◆ Problem:
For this exercise, repeat all of the material verbatim apart from its images.

begin Collected material

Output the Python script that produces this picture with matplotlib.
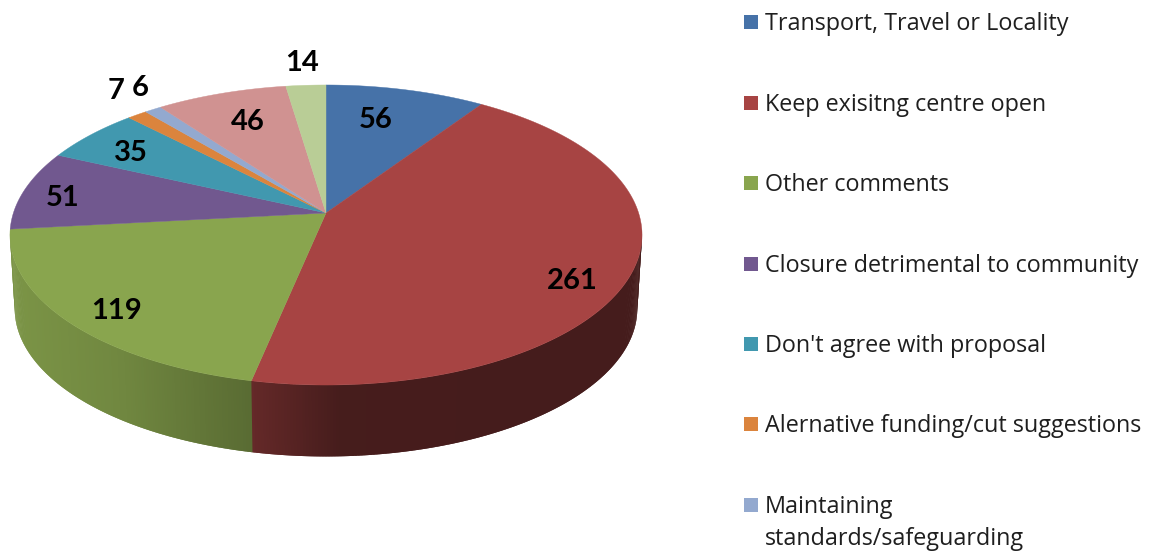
""" Perspective pie of consultation comments, drawn with plain polygons. """

import matplotlib
matplotlib.use('Agg')
import matplotlib.pyplot as plt
import numpy as np
from matplotlib.colors import to_rgb
from matplotlib.patches import Rectangle

categories = ['Transport, Travel or Locality', 'Keep exisitng centre open',
              'Other comments', 'Closure detrimental to community',
              "Don't agree with proposal",
              'Alernative funding/cut suggestions',
              'Maintaining\nstandards/safeguarding', '', '']
values = [56, 261, 119, 51, 35, 7, 6, 46, 14]
colors = ['#4672A8', '#A74443', '#89A54E', '#71588F', '#4198AF',
          '#DB843D', '#93A9CF', '#D09291', '#B9CD96']

# pixel layout
CX, CY = 326, 213
SX, SY = 312.6, 146.8
K = 0.1467
LOWER_SCALE, DEPTH = 0.985, 74
label_xy = [(376, 120), (572, 281), (117, 311), (63, 198), (131, 153),
            (116, 91), (140, 88), (248, 122), (302, 63)]
legend_y = [22, 103, 183, 264, 344, 424, 505]


def project(theta, lower=False):
    """ Clockwise angle from 12 o'clock to pixel position on the rim. """
    x, y = np.sin(theta), np.cos(theta)
    px = SX * x / (1 + K * y)
    py = SY * y / (1 + K * y)
    if lower:
        return CX + LOWER_SCALE * px, CY - LOWER_SCALE * py + DEPTH
    return CX + px, CY - py


def wall_shade(x):
    """ Brightness of the side wall, depending on screen position. """
    return np.interp(x, [10, 120, 252, 253, 340, 650],
                     [0.90, 0.82, 0.65, 0.60, 0.42, 0.41])


fig = plt.figure(figsize=(11.49, 5.51), dpi=100)
ax = fig.add_axes([0, 0, 1, 1])
ax.set_xlim(0, 1149)
ax.set_ylim(551, 0)
ax.axis('off')

edges = np.cumsum([0] + values) / sum(values) * 2 * np.pi

# side wall first, the top covers whatever sticks out
for start, stop, color in zip(edges[:-1], edges[1:], colors):
    steps = np.linspace(start, stop, max(3, int((stop - start) * 120)))
    step = steps[1] - steps[0]
    for t0, t1 in zip(steps[:-1], steps[1:]):
        if np.cos((t0 + t1) / 2) > -0.105:
            continue
        # run each quad into the next one so no seam shows between them
        x0, y0 = project(t0)
        x1, y1 = project(t1 + step)
        x2, y2 = project(t1 + step, lower=True)
        x3, y3 = project(t0, lower=True)
        mid = project((t0 + t1) / 2)[0]
        shade = np.array(to_rgb(color)) * wall_shade(mid)
        ax.fill([x0, x1, x2, x3], [y0, y1, y2, y3], color=shade, lw=0,
                zorder=1)

for start, stop, color in zip(edges[:-1], edges[1:], colors):
    thetas = np.linspace(start, stop, 200)
    xs, ys = project(thetas)
    ax.fill(np.r_[CX, xs], np.r_[CY, ys], color=color, lw=0.3, zorder=2)

for value, (x, y) in zip(values, label_xy):
    ax.text(x, y, str(value), ha='center', va='center', fontsize=21,
            family='Lato', fontweight='bold', color='black', zorder=3)

for name, color, y in zip(categories, colors, legend_y):
    ax.add_patch(Rectangle((744, y - 7), 14, 14, color=color, lw=0))
    ax.text(765, y - 10, name, ha='left', va='top', fontsize=16.8,
            family='Open Sans', color='#1f1f1f', linespacing=1.42)

fig.savefig('out.png', dpi=100, facecolor='white')
plt.close(fig)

end Collected material

◆ Exercise response:
Output the Python script that produces this picture with matplotlib.
""" Perspective pie of consultation comments, drawn with plain polygons. """

import matplotlib
matplotlib.use('Agg')
import matplotlib.pyplot as plt
import numpy as np
from matplotlib.colors import to_rgb
from matplotlib.patches import Rectangle

categories = ['Transport, Travel or Locality', 'Keep exisitng centre open',
              'Other comments', 'Closure detrimental to community',
              "Don't agree with proposal",
              'Alernative funding/cut suggestions',
              'Maintaining\nstandards/safeguarding', '', '']
values = [56, 261, 119, 51, 35, 7, 6, 46, 14]
colors = ['#4672A8', '#A74443', '#89A54E', '#71588F', '#4198AF',
          '#DB843D', '#93A9CF', '#D09291', '#B9CD96']

# pixel layout
CX, CY = 326, 213
SX, SY = 312.6, 146.8
K = 0.1467
LOWER_SCALE, DEPTH = 0.985, 74
label_xy = [(376, 120), (572, 281), (117, 311), (63, 198), (131, 153),
            (116, 91), (140, 88), (248, 122), (302, 63)]
legend_y = [22, 103, 183, 264, 344, 424, 505]


def project(theta, lower=False):
    """ Clockwise angle from 12 o'clock to pixel position on the rim. """
    x, y = np.sin(theta), np.cos(theta)
    px = SX * x / (1 + K * y)
    py = SY * y / (1 + K * y)
    if lower:
        return CX + LOWER_SCALE * px, CY - LOWER_SCALE * py + DEPTH
    return CX + px, CY - py


def wall_shade(x):
    """ Brightness of the side wall, depending on screen position. """
    return np.interp(x, [10, 120, 252, 253, 340, 650],
                     [0.90, 0.82, 0.65, 0.60, 0.42, 0.41])


fig = plt.figure(figsize=(11.49, 5.51), dpi=100)
ax = fig.add_axes([0, 0, 1, 1])
ax.set_xlim(0, 1149)
ax.set_ylim(551, 0)
ax.axis('off')

edges = np.cumsum([0] + values) / sum(values) * 2 * np.pi

# side wall first, the top covers whatever sticks out
for start, stop, color in zip(edges[:-1], edges[1:], colors):
    steps = np.linspace(start, stop, max(3, int((stop - start) * 120)))
    step = steps[1] - steps[0]
    for t0, t1 in zip(steps[:-1], steps[1:]):
        if np.cos((t0 + t1) / 2) > -0.105:
            continue
        # run each quad into the next one so no seam shows between them
        x0, y0 = project(t0)
        x1, y1 = project(t1 + step)
        x2, y2 = project(t1 + step, lower=True)
        x3, y3 = project(t0, lower=True)
        mid = project((t0 + t1) / 2)[0]
        shade = np.array(to_rgb(color)) * wall_shade(mid)
        ax.fill([x0, x1, x2, x3], [y0, y1, y2, y3], color=shade, lw=0,
                zorder=1)

for start, stop, color in zip(edges[:-1], edges[1:], colors):
    thetas = np.linspace(start, stop, 200)
    xs, ys = project(thetas)
    ax.fill(np.r_[CX, xs], np.r_[CY, ys], color=color, lw=0.3, zorder=2)

for value, (x, y) in zip(values, label_xy):
    ax.text(x, y, str(value), ha='center', va='center', fontsize=21,
            family='Lato', fontweight='bold', color='black', zorder=3)

for name, color, y in zip(categories, colors, legend_y):
    ax.add_patch(Rectangle((744, y - 7), 14, 14, color=color, lw=0))
    ax.text(765, y - 10, name, ha='left', va='top', fontsize=16.8,
            family='Open Sans', color='#1f1f1f', linespacing=1.42)

fig.savefig('out.png', dpi=100, facecolor='white')
plt.close(fig)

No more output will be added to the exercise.